Under last week's contract award to L3Harris and Raytheon, the companies will research, develop, and produce protected tactical waveform capable modems for tactical satellite communication operations, and work is expected to be completed by April 1, 2025, SMC said. The contract is part of the joint U.S. Air Force and Army Anti-Jam Modem (A3M) program, which supports PTS and is "a critical capability to increase anti-jam and communications capacity for joint tactical warfighters in contested environments," according to SMC.
SMC said that its portfolio architect for satellite communications "has continued to refine the Flexible Modem Interface standards to enable flexible terminals included in the ongoing Satcom Enterprise Management and Control prototype awards under the Space Enterprise Consortium."
"The A3M program will develop and procure protected tactical waveform (PTW) modems anticipated to be compatible with planned future standards," according to SMC.
For its part, Viasat has said that its Hybrid Adaptive Network (HAN) fits with the United States Space Force's (USSF) Vision for Enterprise Satellite Communications (SATCOM) to bolster the speed, agility and resilience of military satellite communications for aircraft and other users.
Released on Jan. 23 and approved by Gen. John Raymond, the chief of space operations for the new U.S. Space Force, the vision says that U.S. Space Force "will provide an operationally effective, affordable, resilient, and secure satellite communications architecture that supports global mission priorities and is adaptable to rapidly changing requirements, technologies, and threats."
U.S. Space Force is to provide satellite communications capabilities to the U.S. Space Command "in order to support joint warfighters across the full spectrum of conflict, in CDO [contested, degraded and operationally-limited environments] and tactically-relevant timelines," according to the vision statement.
The vision statement says that "by creating a single entry point for all Satcom requirements, enterprise Satcom needs can be acquired in a deliberate and efficient manner, avoiding the stovepipes of the past."
"A portion of commercial Satcom will be provided through managed services, providing flexible, cost-efficient (by-the-byte) support across multiple constellations, frequency bands, possibly orbits," according to the vision statement. "In some cases, specific power-bandwidth for special user and legacy terminals will be acquired using multi-year, pooled-resource contracts when possible. Individual single-year leases will be rare and only used when no other options exist."
FMI and HAN are similar "with one important difference," Lober told Avionics. "In the Hughes and Air Force approach, those decisions on which [DoD and commercial satellite] networks you operate are made by the government, not made by a single contractor using a proprietary approach. It's [FMI] a totally open systems approach where the government would make these decisions on which network to use."
Under a teaming arrangement with Boeing, Hughes has also been working to develop the network and mission management pieces of the Protected Tactical Enterprise System (PTES) – the ground segment of PTS.

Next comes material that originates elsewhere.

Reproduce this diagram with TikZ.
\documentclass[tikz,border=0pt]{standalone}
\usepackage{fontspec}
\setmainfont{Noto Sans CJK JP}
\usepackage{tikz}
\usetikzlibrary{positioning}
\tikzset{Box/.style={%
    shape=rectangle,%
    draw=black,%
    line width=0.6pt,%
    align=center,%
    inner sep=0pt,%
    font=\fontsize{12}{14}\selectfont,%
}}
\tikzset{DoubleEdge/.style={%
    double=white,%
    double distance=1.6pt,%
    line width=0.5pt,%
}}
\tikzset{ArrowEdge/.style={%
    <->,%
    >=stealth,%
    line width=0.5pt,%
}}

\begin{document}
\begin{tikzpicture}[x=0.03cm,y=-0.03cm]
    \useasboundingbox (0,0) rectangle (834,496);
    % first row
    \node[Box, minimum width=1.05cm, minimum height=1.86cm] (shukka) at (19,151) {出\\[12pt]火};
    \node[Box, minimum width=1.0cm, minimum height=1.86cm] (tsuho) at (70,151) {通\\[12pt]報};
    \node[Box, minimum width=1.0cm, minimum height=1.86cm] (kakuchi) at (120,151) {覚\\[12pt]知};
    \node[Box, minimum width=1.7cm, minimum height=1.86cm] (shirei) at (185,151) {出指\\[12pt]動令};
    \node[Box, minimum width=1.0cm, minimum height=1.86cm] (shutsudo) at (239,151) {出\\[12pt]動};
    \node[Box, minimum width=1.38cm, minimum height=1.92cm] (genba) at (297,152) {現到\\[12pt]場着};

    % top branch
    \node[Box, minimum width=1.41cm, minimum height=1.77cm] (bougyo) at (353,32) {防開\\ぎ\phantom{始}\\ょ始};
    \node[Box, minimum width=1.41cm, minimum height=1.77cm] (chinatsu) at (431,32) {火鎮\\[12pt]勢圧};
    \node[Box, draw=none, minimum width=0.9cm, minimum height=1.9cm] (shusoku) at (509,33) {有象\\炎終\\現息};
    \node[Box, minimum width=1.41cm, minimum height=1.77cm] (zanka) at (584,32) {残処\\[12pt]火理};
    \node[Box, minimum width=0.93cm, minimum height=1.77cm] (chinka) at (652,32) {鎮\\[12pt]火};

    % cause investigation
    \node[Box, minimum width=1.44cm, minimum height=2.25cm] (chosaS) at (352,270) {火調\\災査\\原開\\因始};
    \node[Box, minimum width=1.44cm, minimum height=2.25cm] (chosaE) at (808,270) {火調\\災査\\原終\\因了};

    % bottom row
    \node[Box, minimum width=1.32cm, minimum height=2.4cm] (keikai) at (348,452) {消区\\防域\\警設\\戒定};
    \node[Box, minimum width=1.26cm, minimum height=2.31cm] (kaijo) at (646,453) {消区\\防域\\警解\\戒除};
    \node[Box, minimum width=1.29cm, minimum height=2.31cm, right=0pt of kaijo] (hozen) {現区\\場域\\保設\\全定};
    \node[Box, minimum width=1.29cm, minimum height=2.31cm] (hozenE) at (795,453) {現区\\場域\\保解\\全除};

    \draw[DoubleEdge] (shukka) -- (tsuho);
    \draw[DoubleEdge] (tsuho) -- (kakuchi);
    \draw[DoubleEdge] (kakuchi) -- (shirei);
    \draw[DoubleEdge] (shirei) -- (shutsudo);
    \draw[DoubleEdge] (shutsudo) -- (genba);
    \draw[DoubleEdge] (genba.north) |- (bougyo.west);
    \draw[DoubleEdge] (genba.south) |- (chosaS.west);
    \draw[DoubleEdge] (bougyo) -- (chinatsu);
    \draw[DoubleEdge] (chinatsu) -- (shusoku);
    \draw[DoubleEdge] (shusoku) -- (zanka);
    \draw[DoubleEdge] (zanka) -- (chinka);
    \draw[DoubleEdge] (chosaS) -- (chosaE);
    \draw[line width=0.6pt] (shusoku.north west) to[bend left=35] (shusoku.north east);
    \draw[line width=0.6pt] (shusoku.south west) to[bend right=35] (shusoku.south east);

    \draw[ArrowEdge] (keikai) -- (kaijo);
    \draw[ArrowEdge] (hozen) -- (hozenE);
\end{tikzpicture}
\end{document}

"I think what's significant in that program [PTES] regarding commercial industry is it's really not a stove-piped system," Lober said. "It's not another AEHF [Advanced Extremely High Frequency satellite], which is really a bulletproof system to be used in the event of nuclear war. It's [PTES] an anti-jam system that will operate on current WGS [Wideband Global Satcom] satellites, commercial satellites, and this new PTS satellite. It kind of gets into that hybrid network type of approach in knocking down the stovepipes."